While other universities in the nation reported furloughs and layoffs in 2020, Utah State University, the community’s top employer, did not lay off any employees due to the pandemic. The university also welcomed its largest new class to the Logan campus in the fall and reported overall steady enrollment numbers, which contributed to maintaining a strong local economy.
“We are privileged to live in a great community that enjoys a strong, resilient and robust economy,” said USU President Noelle E. Cockett. “We also recognize the impact Utah State University’s enrollment and employment has on Cache Valley and are pleased to see that reflected in the Milken Institute’s report. As part of our mission as a land-grant university, USU prioritizes its partnerships with local communities, and we strive to support economic development however possible.”

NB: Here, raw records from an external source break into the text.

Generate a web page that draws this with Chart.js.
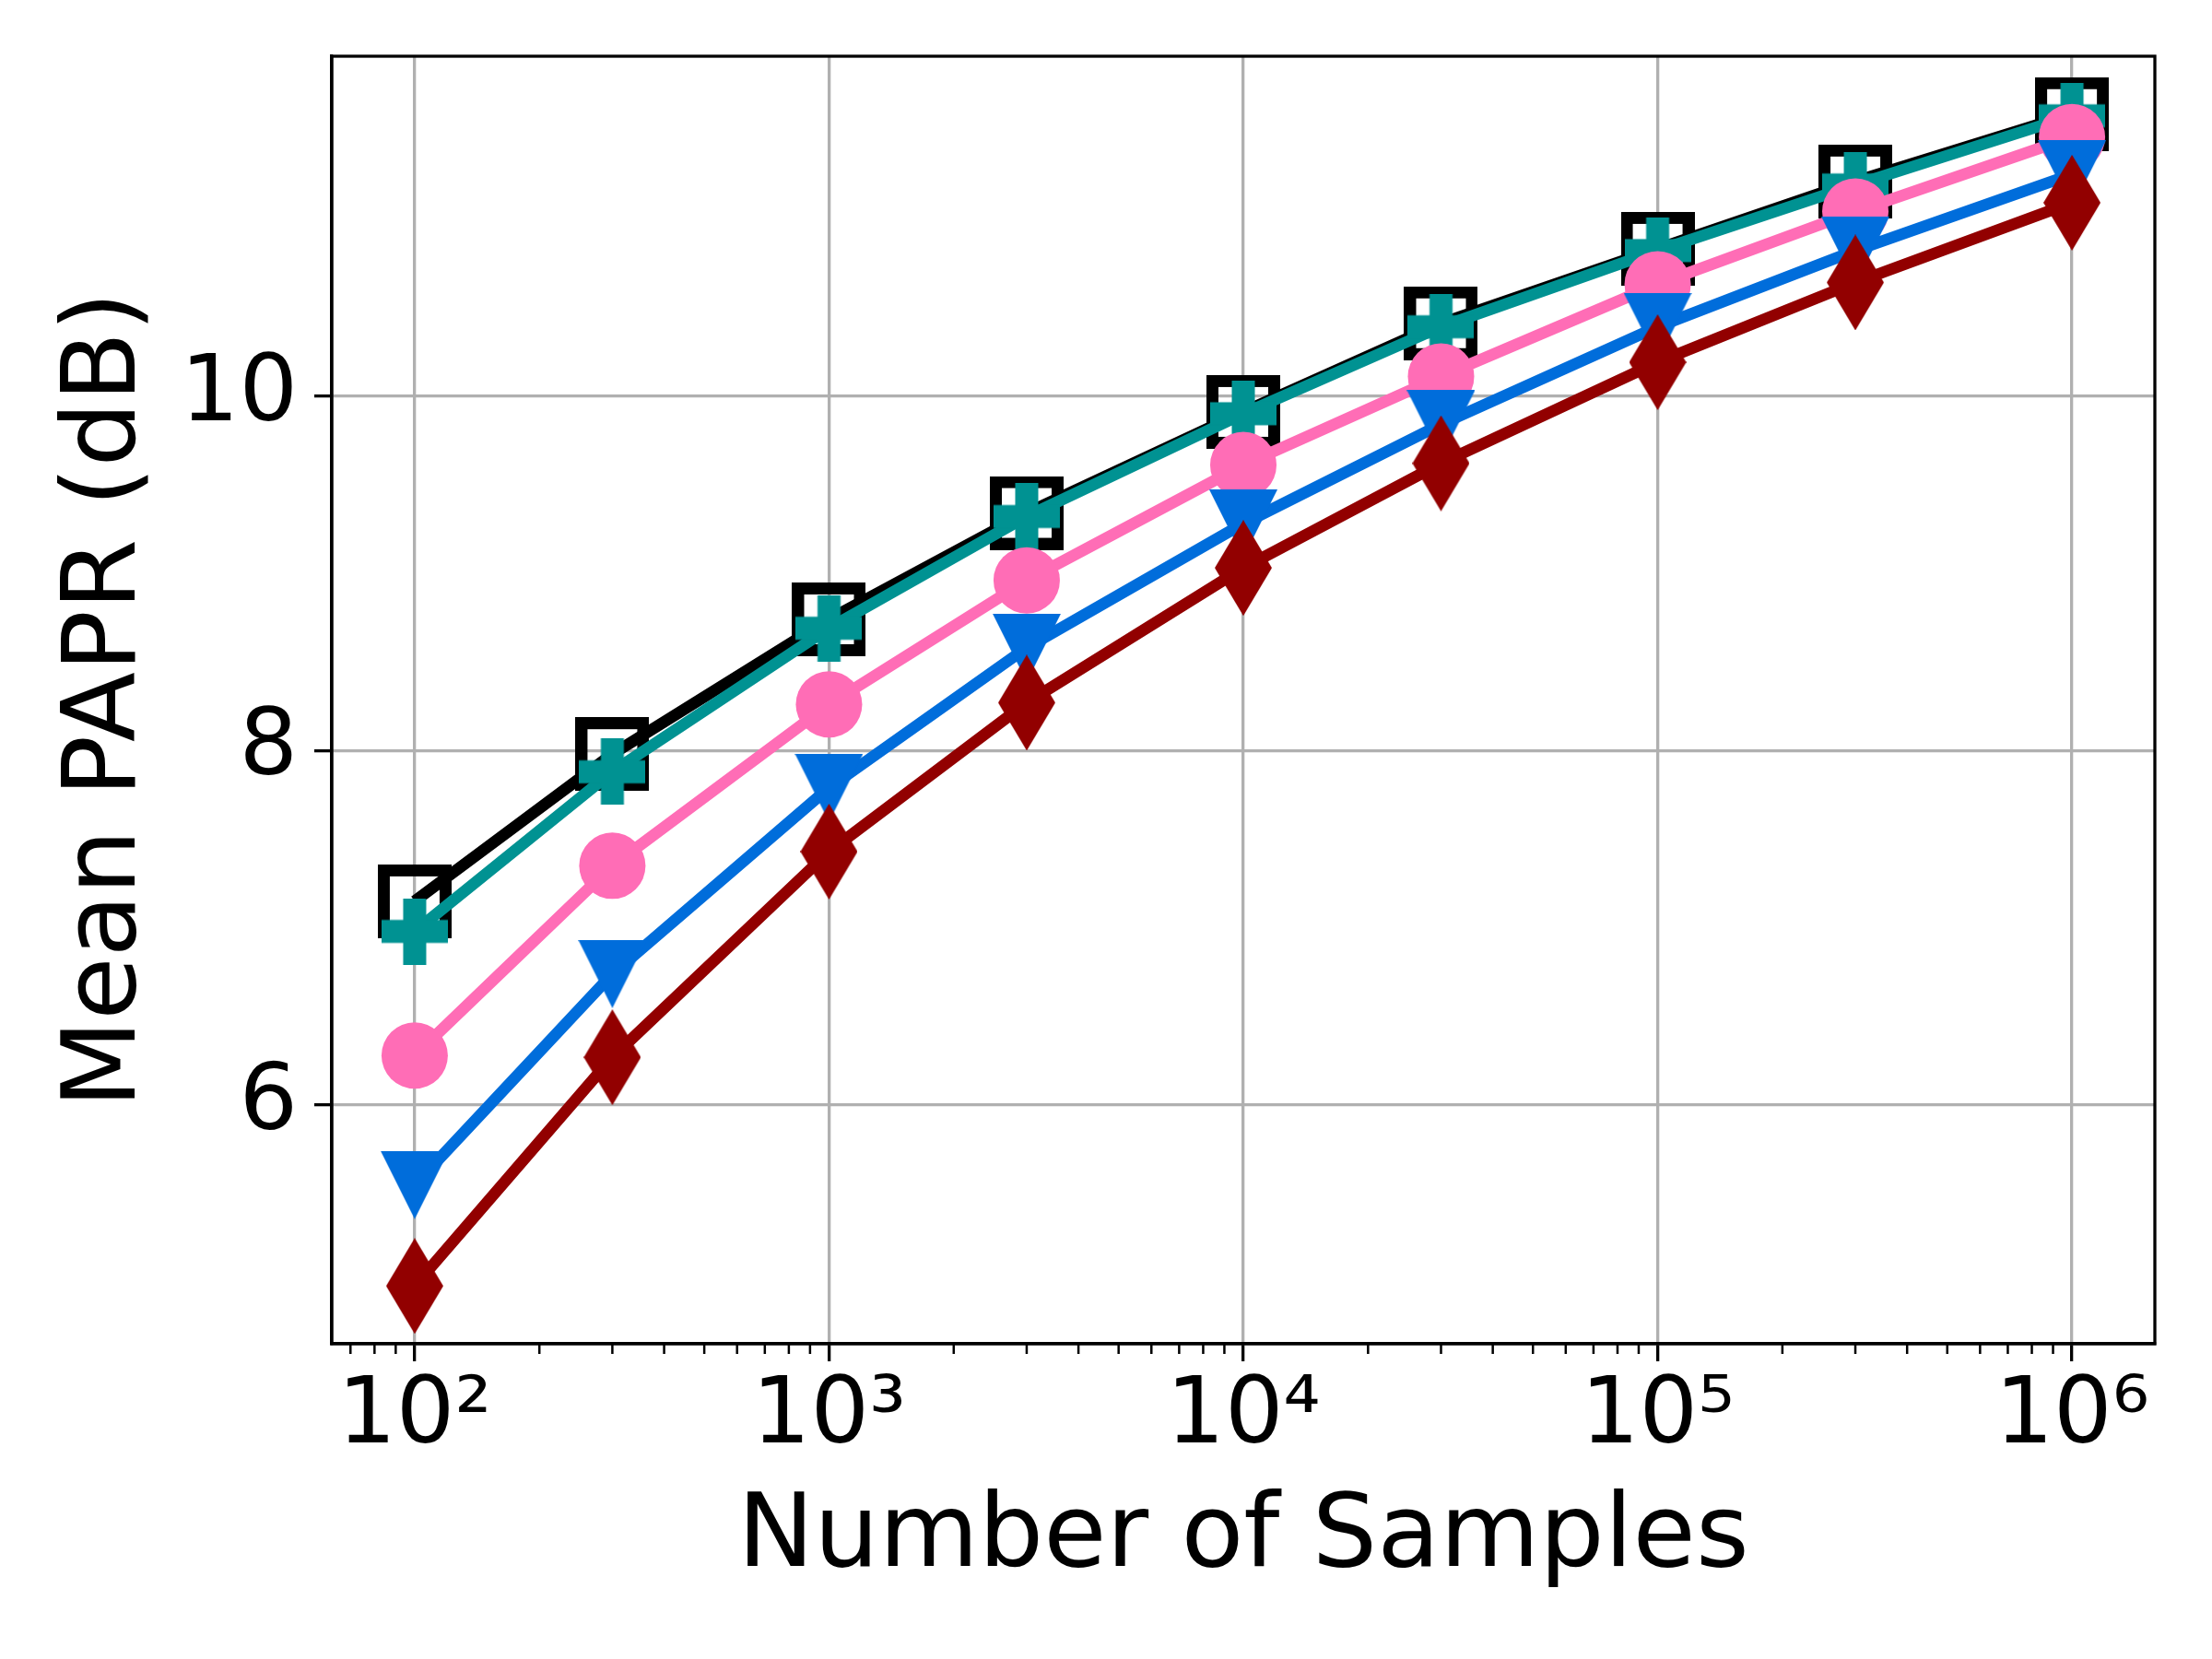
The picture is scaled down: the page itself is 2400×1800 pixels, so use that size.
<!DOCTYPE html>
<html>
<head>
<meta charset="utf-8">
<title>Mean PAPR vs Number of Samples</title>
<script src="https://cdn.jsdelivr.net/npm/chart.js@4.4.1/dist/chart.umd.min.js"></script>
<style>
  html, body { margin: 0; padding: 0; background: #ffffff; }
  canvas { display: block; }
</style>
</head>
<body>
<canvas id="paprChart" width="2400" height="1800"></canvas>
<script>
// --- DATA ---
const samples = [1e2, 3e2, 1e3, 3e3, 1e4, 3e4, 1e5, 3e5, 1e6];

const paprSquare  = [7.15, 7.98, 8.74, 9.34, 9.91, 10.41, 10.83, 11.21, 11.59];
const paprPlus    = [6.98, 7.88, 8.69, 9.32, 9.90, 10.39, 10.82, 11.19, 11.58];
const paprCircle  = [6.28, 7.35, 8.26, 8.96, 9.61, 10.11, 10.63, 11.04, 11.46];
const paprTriDown = [5.55, 6.74, 7.79, 8.58, 9.28, 9.84, 10.39, 10.82, 11.25];
const paprDiamond = [4.98, 6.27, 7.43, 8.27, 9.03, 9.62, 10.19, 10.64, 11.09];

const xTickValues = [1e2, 1e3, 1e4, 1e5, 1e6];
const xTickLabels = ['10²', '10³', '10⁴', '10⁵', '10⁶'];
const xMinorSteps = [2, 3, 4, 5, 6, 7, 8, 9];
const xDecades    = [1e1, 1e2, 1e3, 1e4, 1e5, 1e6];
const yTickValues = [6, 8, 10];

// axis limits (matplotlib style 5% margins)
const xMin = Math.pow(10, 1.8);
const xMax = Math.pow(10, 6.2);
const yMin = 4.654;
const yMax = 11.916;

// --- MARKER SHAPES (drawn onto small canvases) ---
function makeCanvas(w, h, draw) {
    const c = document.createElement('canvas');
    c.width = w;
    c.height = h;
    draw(c.getContext('2d'));
    return c;
}

const squareMarker = makeCanvas(80, 80, g => {
    g.strokeStyle = '#000000';
    g.lineWidth = 13;
    g.strokeRect(6.5, 6.5, 67, 67);
});

const plusMarker = makeCanvas(72, 72, g => {
    g.fillStyle = '#009292';
    g.fillRect(0, 23.5, 72, 25);
    g.fillRect(23.5, 0, 25, 72);
});

const triDownMarker = makeCanvas(74, 74, g => {
    g.fillStyle = '#006ddb';
    g.beginPath();
    g.moveTo(0, 0);
    g.lineTo(74, 0);
    g.lineTo(37, 74);
    g.closePath();
    g.fill();
});

const diamondMarker = makeCanvas(62, 104, g => {
    g.fillStyle = '#920000';
    g.beginPath();
    g.moveTo(31, 0);
    g.lineTo(62, 52);
    g.lineTo(31, 104);
    g.lineTo(0, 52);
    g.closePath();
    g.fill();
});

function points(values) {
    return samples.map((s, i) => ({ x: s, y: values[i] }));
}

function series(label, values, color, marker, order) {
    return {
        label: label,
        data: points(values),
        borderColor: color,
        backgroundColor: color,
        borderWidth: 12.5,
        pointStyle: marker,
        pointRadius: 36,
        pointBorderWidth: 0,
        pointBackgroundColor: color,
        tension: 0,
        order: order
    };
}

// --- FRAME + MINOR TICKS ---
const framePlugin = {
    id: 'frame',
    afterDatasetsDraw(chart) {
        const { ctx, chartArea: a } = chart;
        const xScale = chart.scales.x;
        ctx.save();
        ctx.strokeStyle = '#000000';

        // minor ticks on the log axis
        ctx.lineWidth = 2.5;
        xDecades.forEach(d => {
            xMinorSteps.forEach(k => {
                const v = k * d;
                if (v <= xMin || v >= xMax) return;
                const px = xScale.getPixelForValue(v);
                ctx.beginPath();
                ctx.moveTo(px, a.bottom);
                ctx.lineTo(px, a.bottom + 11);
                ctx.stroke();
            });
        });

        // spines on all four sides
        ctx.lineWidth = 3.3;
        ctx.strokeRect(a.left, a.top, a.right - a.left, a.bottom - a.top);
        ctx.restore();
    }
};

Chart.defaults.font.family = "'DejaVu Sans', sans-serif";
Chart.defaults.color = '#000000';

const ctx = document.getElementById('paprChart').getContext('2d');
new Chart(ctx, {
    type: 'line',
    data: {
        datasets: [
            series('Square', paprSquare, '#000000', squareMarker, 5),
            series('Plus', paprPlus, '#009292', plusMarker, 4),
            series('Circle', paprCircle, '#ff6db6', 'circle', 3),
            series('Triangle', paprTriDown, '#006ddb', triDownMarker, 2),
            series('Diamond', paprDiamond, '#920000', diamondMarker, 1)
        ]
    },
    options: {
        responsive: false,
        animation: false,
        devicePixelRatio: 1,
        layout: { padding: { top: 61, right: 62, left: 0, bottom: 0 } },
        plugins: {
            legend: { display: false },
            tooltip: { enabled: false }
        },
        scales: {
            x: {
                type: 'logarithmic',
                min: xMin,
                max: xMax,
                afterBuildTicks: scale => {
                    scale.ticks = xTickValues.map(v => ({ value: v, major: true }));
                },
                afterFit: scale => { scale.height = 342; },
                ticks: {
                    autoSkip: false,
                    maxRotation: 0,
                    padding: 2,
                    font: { size: 100, lineHeight: 1.2 },
                    callback: (value, index) => xTickLabels[index]
                },
                grid: {
                    color: '#b0b0b0',
                    lineWidth: 3.3,
                    tickColor: '#000000',
                    tickLength: 19,
                    tickWidth: 3.3
                },
                border: { display: true, color: '#000000', width: 3.3 },
                title: {
                    display: true,
                    text: 'Number of Samples',
                    font: { size: 111, lineHeight: 1.2 },
                    padding: { top: 0, bottom: 63 }
                }
            },
            y: {
                type: 'linear',
                min: yMin,
                max: yMax,
                afterBuildTicks: scale => {
                    scale.ticks = yTickValues.map(v => ({ value: v }));
                },
                afterFit: scale => { scale.width = 360; },
                ticks: {
                    padding: 18,
                    // small line height keeps the label overhang from pushing the plot top down
                    font: { size: 100, lineHeight: 0.8 }
                },
                grid: {
                    color: '#b0b0b0',
                    lineWidth: 3.3,
                    tickColor: '#000000',
                    tickLength: 19,
                    tickWidth: 3.3
                },
                border: { display: true, color: '#000000', width: 3.3 },
                title: {
                    display: true,
                    text: 'Mean PAPR (dB)',
                    font: { size: 111, lineHeight: 1.2 },
                    padding: { top: 51, bottom: 0 }
                }
            }
        }
    },
    plugins: [framePlugin]
});
</script>
</body>
</html>
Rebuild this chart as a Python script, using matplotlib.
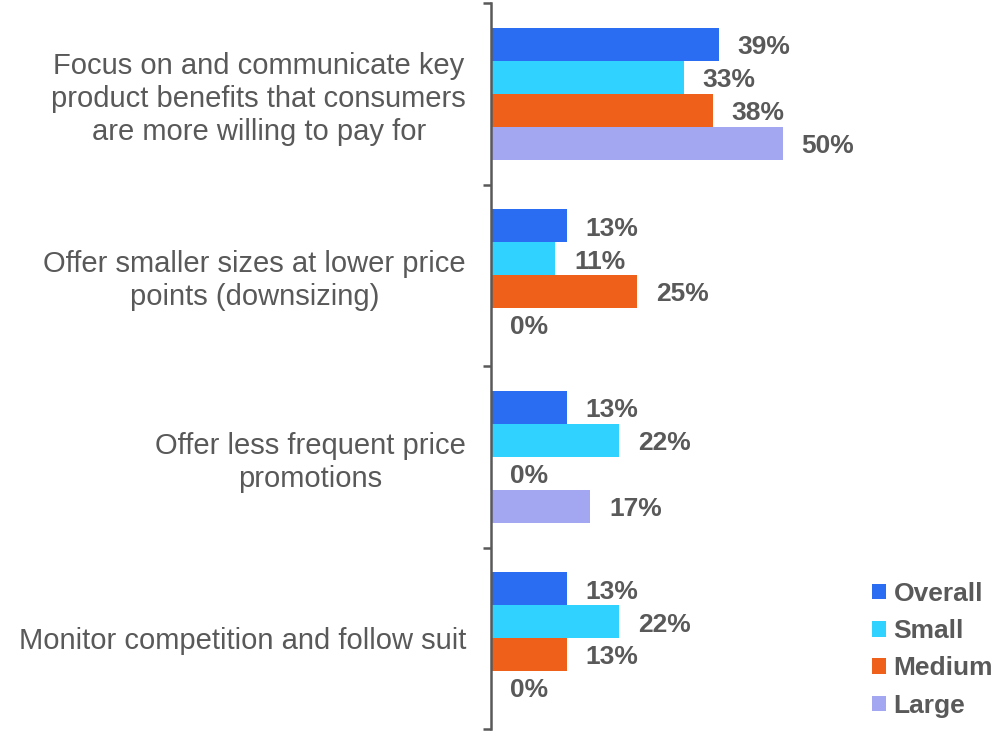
import matplotlib
matplotlib.use("Agg")
import matplotlib.pyplot as plt
import numpy as np

plt.rcParams['font.family'] = ['Liberation Sans', 'DejaVu Sans']

categories = [
    "Focus on and communicate key\nproduct benefits that consumers\nare more willing to pay for",
    "Offer smaller sizes at lower price\npoints (downsizing)",
    "Offer less frequent price\npromotions",
    "Monitor competition and follow suit",
]
series_names = ["Overall", "Small", "Medium", "Large"]
overall = [39, 13, 13, 13]
small = [33, 11, 22, 22]
medium = [38, 25, 0, 13]
large = [50, 0, 17, 0]
colors = ["#2B6DF2", "#30D2FF", "#EF601B", "#A3A7F2"]

series = [overall, small, medium, large]
text_color = "#595959"

fig = plt.figure(figsize=(9.93, 7.31), dpi=100)
W, H = 993, 731
ax = fig.add_axes([491 / W, 2 / H, 500 / W, 726 / H])

n_cat = len(categories)
bar_h = 0.1815
y_base = np.arange(n_cat)
for i, (name, vals, col) in enumerate(zip(series_names, series, colors)):
    ys = y_base + (i - 1.5) * bar_h
    ax.barh(ys, vals, height=bar_h, color=col, label=name, linewidth=0)
    for y, v in zip(ys, vals):
        ax.text(v + 3.2, y + 0.015, f"{v}%", ha="left", va="center",
                fontsize=19, fontweight="bold", color=text_color)

ax.set_ylim(n_cat - 0.5, -0.5)
ax.set_xlim(0, 500 / 5.84)
ax.set_yticks(np.arange(n_cat + 1) - 0.5)
ax.set_yticklabels([])
ax.set_yticks(y_base, minor=True)
ax.set_yticklabels(categories, minor=True, fontsize=21, color=text_color,
                   multialignment="center", linespacing=1.22)
ax.tick_params(axis="y", which="major", length=6, width=1.8, color="#595959", direction="out")
ax.tick_params(axis="y", which="minor", length=0, pad=18)
ax.set_xticks([])
for s in ["top", "right", "bottom"]:
    ax.spines[s].set_visible(False)
ax.spines["left"].set_color("#595959")
ax.spines["left"].set_linewidth(1.8)

leg = fig.legend(loc="upper left", bbox_to_anchor=(872 / W, 1 - 582 / H),
                 frameon=False, borderpad=0, borderaxespad=0,
                 handlelength=0.52, handleheight=0.52,
                 handletextpad=0.3, labelspacing=0.5,
                 prop={"size": 19, "weight": "bold"})
for t in leg.get_texts():
    t.set_color(text_color)

fig.savefig("out.png", dpi=100)
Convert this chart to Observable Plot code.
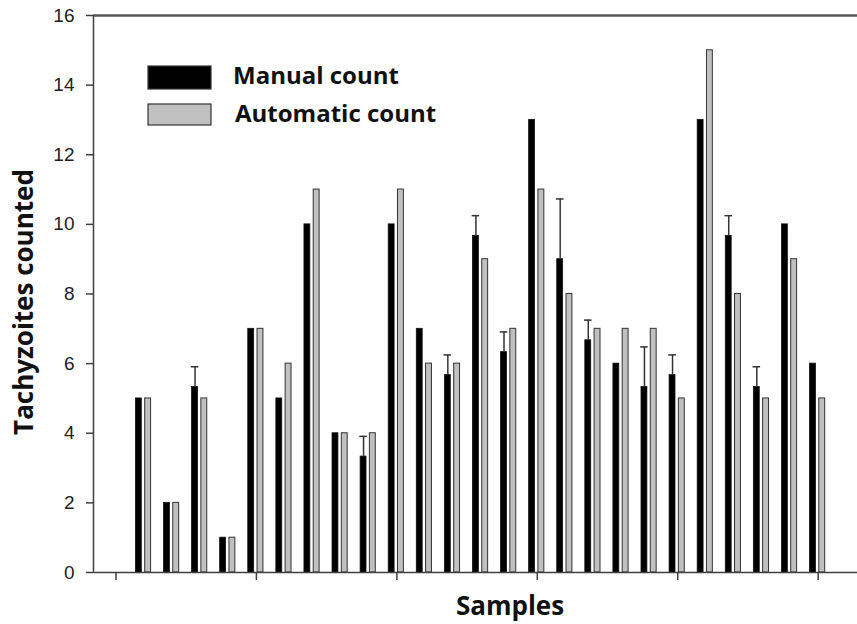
<!DOCTYPE html>
<html><head><meta charset="utf-8">
<script src="https://cdn.jsdelivr.net/npm/d3@7"></script>
<script src="https://cdn.jsdelivr.net/npm/@observablehq/plot@0.6"></script>
<style>body{margin:0;background:#fff} #chart{position:relative;width:857px;height:624px}</style>
</head><body><div id="chart"></div>
<script>
const samples = [1,2,3,4,5,6,7,8,9,10,11,12,13,14,15,16,17,18,19,20,21,22,23,24,25];
const manualCount = [5,2,5.33,1,7,5,10,4,3.33,10,7,5.67,9.67,6.33,13,9,6.67,6,5.33,5.67,13,9.67,5.33,10,6];
const automaticCount = [5,2,5,1,7,6,11,4,4,11,6,6,9,7,11,8,7,7,7,5,15,8,5,9,5];
const manualError = [0,0,0.58,0,0,0,0,0,0.58,0,0,0.58,0.58,0.58,0,1.73,0.58,0,1.15,0.58,0,0.58,0.58,0,0];
const yTicks = [0,2,4,6,8,10,12,14,16];
const xTicks = [0,5,10,15,20,25];
const seriesNames = ["Manual count","Automatic count"];
const seriesColors = ["#000000","#c0c0c0"];
const xTitle = "Samples";
const yTitle = "Tachyzoites counted";

const rows = samples.map((s,k)=>({sample:s, manual:manualCount[k], automatic:automaticCount[k], err:manualError[k]}));
const errRows = rows.filter(d=>d.err>0);
const xMin = -0.8, xMax = 26.4;
const axisColor = "#404040";

const plot = Plot.plot({
  width:857, height:624, marginLeft:93, marginRight:0, marginTop:15, marginBottom:52,
  style:{background:"white", fontFamily:"'Liberation Sans', Arial, sans-serif", fontSize:"19px", color:"#222"},
  x:{type:"linear", domain:[xMin,xMax]},
  y:{domain:[0,16]},
  marks:[
    Plot.rectY(rows, {x1:d=>d.sample-0.29, x2:d=>d.sample-0.08, y1:0, y2:"manual", fill:seriesColors[0], stroke:"#111", strokeWidth:0.8}),
    Plot.rectY(rows, {x1:d=>d.sample+0.04, x2:d=>d.sample+0.25, y1:0, y2:"automatic", fill:seriesColors[1], stroke:"#333", strokeWidth:1}),
    Plot.ruleX(errRows, {x:d=>d.sample-0.185, y1:"manual", y2:d=>d.manual+d.err, stroke:"#333", strokeWidth:1.5}),
    Plot.ruleY(errRows, {y:d=>d.manual+d.err, x1:d=>d.sample-0.32, x2:d=>d.sample-0.05, stroke:"#333", strokeWidth:1.5}),
    Plot.ruleY([0], {stroke:axisColor, strokeWidth:1.5}),
    Plot.ruleY([16], {stroke:"#555", strokeWidth:2.5}),
    Plot.ruleX([xMin], {stroke:axisColor, strokeWidth:1.5}),
    Plot.axisY({ticks:yTicks, tickSize:7, tickPadding:12, stroke:axisColor, strokeWidth:1.5, fill:"#222", label:null}),
    Plot.axisX({ticks:xTicks, tickSize:8, tickFormat:()=>"", stroke:axisColor, strokeWidth:1.5, label:null})
  ]
});
document.getElementById("chart").appendChild(plot);

const svg = d3.select(plot);
const titleFont = "'Open Sans', 'DejaVu Sans', sans-serif";
svg.append("text").attr("transform","translate(33,302) rotate(-90)")
  .attr("text-anchor","middle").attr("font-family",titleFont).attr("font-weight","bold")
  .attr("font-size","26px").attr("fill","#111").text(yTitle);
svg.append("text").attr("x",510).attr("y",615)
  .attr("text-anchor","middle").attr("font-family",titleFont).attr("font-weight","bold")
  .attr("font-size","26px").attr("fill","#111").text(xTitle);

const legend = svg.append("g");
const legendRows = [{y:66,h:23,tx:233,ty:84},{y:104,h:21,tx:235,ty:122}];
seriesNames.forEach((name,k)=>{
  const r = legendRows[k];
  legend.append("rect").attr("x",148).attr("y",r.y).attr("width",63).attr("height",r.h)
    .attr("fill",seriesColors[k]).attr("stroke","#333").attr("stroke-width",1.2);
  legend.append("text").attr("x",r.tx).attr("y",r.ty).attr("text-anchor","start").attr("font-family",titleFont)
    .attr("font-weight","bold").attr("font-size","24px").attr("fill","#111").text(name);
});
</script>
</body></html>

The city ranked fifth overall in the number of high-tech industries that call Logan home, including pharmaceutical and medical equipment manufacturing. These industries have helped Logan sustain the local economy.
“These prominent medical industries have sustained the local economy through an otherwise difficult 2020,” the report reads. “Notably, Logan is one of the few metros in both our large and small cities with positive short-term job growth.”
Logan’s 2021 ranking is one spot better than the 2020 ranking, keeping Logan as a Tier 1 city in the 201 small cities that were scored. Logan is one of just 13 small cities to earn the Tier 1 ranking.
Cities are ranked on several factors including:
- Job and wage growth over a one-year and five-year period
- Short-term job growth
- High-tech GDP growth over a one-year and five-year period
- Housing affordability over a one-year and five-year period
- High-tech concentration
- Broadband access
According to the Milken Institute’s data, Logan ranked highly in many crucial areas of the index, leading to its No. 2 ranking among small cities. It joins other larger metropolitan areas in Utah on the report, including Provo-Orem, Salt Lake City, Ogden-Clearfield and St. George, which all landed at or near the top of their categories.
Logan ranked ninth in short-term job growth over a one-year period, while also ranking seventh in wage growth over a one-year period, showing the city’s resilience despite the COVID-19 pandemic. The city also ranked in the top 20 in high-tech GDP concentration, five-year wage growth and five-year employment growth, showing sustained gains.
“For years, Logan has been known for its stability, beauty and natural amenities,” Mayor Daines said. “We expect to continue to see innovation in our technology sector that will grow our competitive and educated workforce.”
The goal of the Best Performing Cities index is to help readers evaluate how well these cities promote economic vitality and stability. Because of the COVID-19 pandemic, this year’s rankings included such metrics as housing affordability and broadband internet access, as stay-at-home orders and social distancing played a factor in economic growth, as well as the traditional metrics of job and wage growth and tech GDP. This is also the first year the cities have been grouped into five tiers. The index has been published annually since 1999.